Thursday, October 9, 2008



KIDS, YOU JUST GOTTA LOVE ‘EM!

At what age does your kid become a marketable entity? I'm not talking about commercials toting kid-friendly creatures advising little ones that they really need to own a (fill in the blank here: Tickle Me Elmo, Transformers, Care Bears, Wie....) or eat Lucky Charms because they are "magically delicious (translation: full of sugar!!!), no I'm talking about adult items. I received a call several weeks ago from a woman who clearly sounded as if she was in tele-marketing mode. I could hear the cheery, chirpy voices of other operators around her as they spoke to their own victims, err I mean customers. She asked to speak to Cameron and when I told her he was not available, she proceeded to tell me that he had been awarded a government grant. I told her that she was clearly mistaken, but she interrupted me and said that this was correct as Cameron had applied for a grant and it had been awarded. She warbled off my address as proof that "they" had his information. I told her that she clearly was misinformed because Cameron is a kid and therefore she must have the wrong person. She very adamantly continued on so I assumed there must be some type of large call-center reward given for lassoing in as many fools/day as possible just waiting for her. I finally had to hang up on the poor woman. I didn't think much more about it. Although the smirky smile on Cameron's face when I mentioned the story to his father should have clued me in to the fact that the chirpy woman might have not been as misinformed as I had concluded.

So several weeks pass and yesterday I received a hand-addressed letter from a local Insurance Company which will go nameless. We receive lots of letters each year from various insurance companies, mortgage lenders and real estate agents hoping that we will switch our business to their firms. The fact that this latest one was addressed to Cameron didn't faze me, as I assumed it was just a mistake and really meant for us. So I opened it. Here are the first lines of the letter:

"Dear Cameron,
I hope all is well with you. We spoke some time ago regarding your interest in (blankety blank) Insurance. I wanted to keep in touch and send you a new quote based on the coverage's (sic) we originally discussed."

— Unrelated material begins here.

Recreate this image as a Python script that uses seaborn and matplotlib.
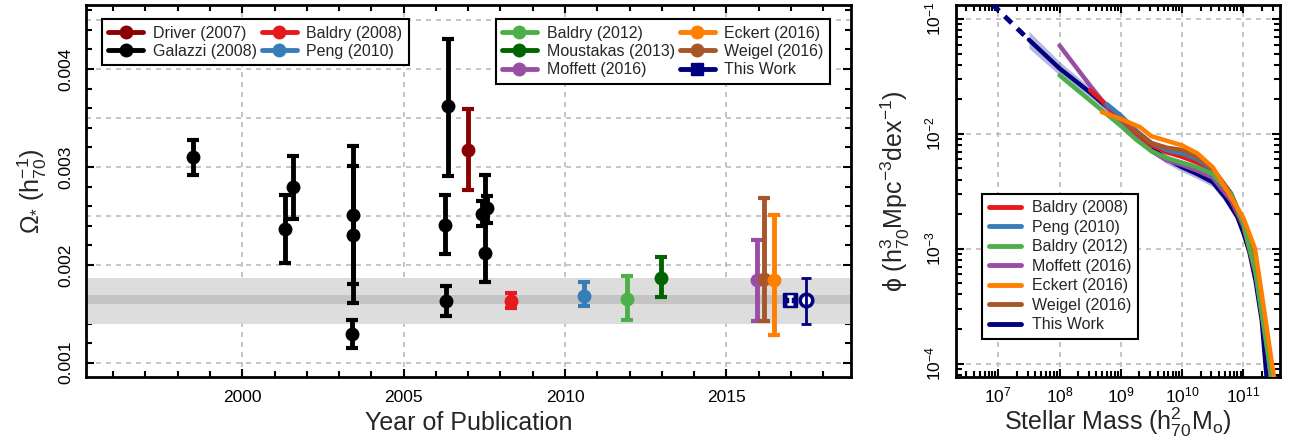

Ok, at this point I'm thinking this nice looking man (his picture is on the letterhead) has had some type of insurance discussion with my 14 year old??!!!??? I turn to the next page which is the aforementioned rate quote and see that details are spelled out for a 2004 BMW. The kid had been talking about the kind of car he wants to drive ever since he turned 14. He has been holding onto every penny that he makes in order to save up for a car. He even tried to tell me that large milk costs $2 at his school which makes me wonder if that's true or if he is pocketing the difference for his car fund. I don't know why he thinks he will get a used BMW at 16. Neither his father nor I have owned anything more extravagant than a Honda or a Nissan. In fact, my first car in high school was my dad's old Ford Pinto and it was a stick shift to boot. I guess I have to chuckle and admire him for his interest, tenacity and ability to save at a young age. Whether he can make enough money to pay the $3,598.60 annual insurance cost (the agent was nice enough to only show the 6 month cost of $1,799.30 in the quote) is only the beginning- he certainly has a long way to go to pay for the car. That’s a lot of bottles of milk at St. Xavier!
So perhaps you should check out what else your kid is doing online besides the usual Facebook or MySpace communication, otherwise you may end up with Ed McMahon at your door step or at the very least, lots of mystery mail and phone calls. And a warning to those companies please put some age filters out there on your websites. It will save you a lot of time and money because this family is passing on the government grant and the kid is NOT getting a BMW. Lucky Charms anyone????